Broadcom BCM5719 libre firmware coming real soon


Posting from the Southern Hemisphere today, kudos to reader Mark J who sent in a heads-up on the progress the Ortega project has done on reverse-engineering the Broadcom BCM5719's firmware. If that number sounds familiar, it's because it's the very same NIC in the Talos II and Blackbird (see a photograph) and one of the few places left in the Talos family that binary blobs are required. Apparently, the reverse engineering effort is now believed sufficient to create a clean-room implementation.

And where is that implementation? Why, on Github, of course. As of this writing the current firmware is a work in progress, but now that the chip is much better understood it's very likely work will move much more quickly.

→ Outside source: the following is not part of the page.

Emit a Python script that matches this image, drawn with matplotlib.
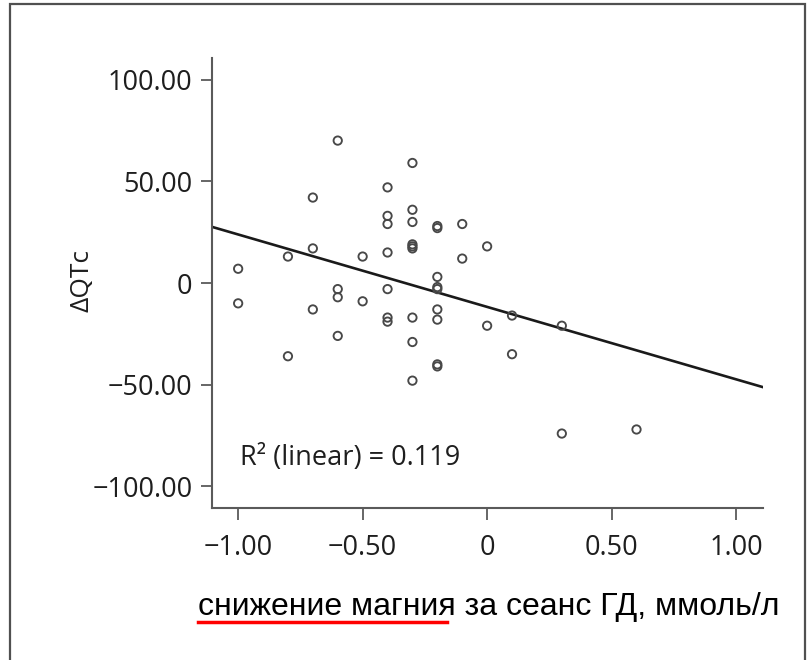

The BCM5719 is an interesting chip internally, implementing MIPS II (!) cores that apparently were once part of the receive and transmit machinery but are now mostly relegated to autoconfiguration-like tasks. A MIPS core exists for each port, but only a single application processor engine (APE) is present per chip. Hugo Landau's work on figuring out how to talk to the APE, the most essential component any open-source driver would need to interface with as it implements the sideband interface, is nothing short of heroic. A particularly noteworthy deficiency he discovered was that even though the firmware image for the APE's ARM Cortex-M3 has an RSA signature, nothing actually checks it! That would seem like a terrible rookie mistake on Broadcom's part but it's great news for us. A hearty congratulations to everyone's hard work on a very necessary project.

ArchLinux on POWER9


Another option is available for Linux on the Talos: Arch Linux. Although officially x86_64, alpha installation ISOs are now available which apparently "just work" on the Talos II. No word yet on available packages but if you like your Linux lean and mean on your machine that cost you much green, you'll like what we've seen. (I'll be here all week. Try the veal.) Update: The maintainer has a site up.